RICHARD HOWELL GLEAVES
(1819 – 1907)
“He helped form the South Carolina Union League and was instrumental in the organization of the Republican Party in South Carolina, serving as president of the party’s state convention in 1867 and as a state executive committeeman in 1874.” – South Carolina Encyclopedia
Richard Howell Gleaves was a prominent attorney, entrepreneur, and holder of several elected offices during the Reconstruction Era. He served as Lieutenant Governor of South Carolina and the National Grand Master of the Prince Hall National Grand Lodge of North America, a fraternal order which served as a vital organization for black male professionals and intellectuals.
Gleaves was born on July 4, 1819, in Philadelphia to a Haitian father and an English mother. After an early career as a trader along the Mississippi River, he moved to Beaufort, South Carolina in 1866, where he practiced law. From 1870 to 1872, Gleaves served as a trial justice, probate judge, and commissioner of elections in Beaufort County.
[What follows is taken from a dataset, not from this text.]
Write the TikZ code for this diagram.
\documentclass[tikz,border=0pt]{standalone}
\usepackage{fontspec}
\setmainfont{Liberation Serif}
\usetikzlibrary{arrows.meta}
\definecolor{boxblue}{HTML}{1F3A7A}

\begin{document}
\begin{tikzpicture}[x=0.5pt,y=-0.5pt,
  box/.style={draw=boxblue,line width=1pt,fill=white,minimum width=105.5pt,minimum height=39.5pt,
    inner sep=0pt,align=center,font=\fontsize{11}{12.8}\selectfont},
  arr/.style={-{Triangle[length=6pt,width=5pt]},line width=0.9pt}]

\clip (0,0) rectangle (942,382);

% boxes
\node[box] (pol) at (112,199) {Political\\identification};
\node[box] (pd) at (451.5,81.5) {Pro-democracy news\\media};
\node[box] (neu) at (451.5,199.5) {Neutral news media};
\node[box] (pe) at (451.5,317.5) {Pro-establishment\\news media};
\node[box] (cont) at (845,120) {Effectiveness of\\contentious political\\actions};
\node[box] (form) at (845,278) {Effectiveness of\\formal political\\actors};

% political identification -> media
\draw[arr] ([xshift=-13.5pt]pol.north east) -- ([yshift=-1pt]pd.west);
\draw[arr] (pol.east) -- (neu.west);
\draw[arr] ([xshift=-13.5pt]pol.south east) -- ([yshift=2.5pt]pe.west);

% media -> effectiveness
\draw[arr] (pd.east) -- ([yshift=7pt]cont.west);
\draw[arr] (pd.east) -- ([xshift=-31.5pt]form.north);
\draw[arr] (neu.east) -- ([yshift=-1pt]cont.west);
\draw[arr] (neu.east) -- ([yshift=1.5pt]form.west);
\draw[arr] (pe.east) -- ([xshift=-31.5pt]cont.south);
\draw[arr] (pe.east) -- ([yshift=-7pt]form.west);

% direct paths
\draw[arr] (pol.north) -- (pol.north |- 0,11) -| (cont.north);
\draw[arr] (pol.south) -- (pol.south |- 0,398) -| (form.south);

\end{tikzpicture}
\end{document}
He also went into business as a merchant with business partner Robert Smalls, the Civil War naval hero who famously commandeered three ships in the Confederate Navy.
Gleaves was a prominent Prince Hall Freemason who eventually constructed a black fraternal hall in Beaufort that is now called the Sons of Beaufort Lodge. He also established the first Prince Hall Lodge in Ohio in 1848.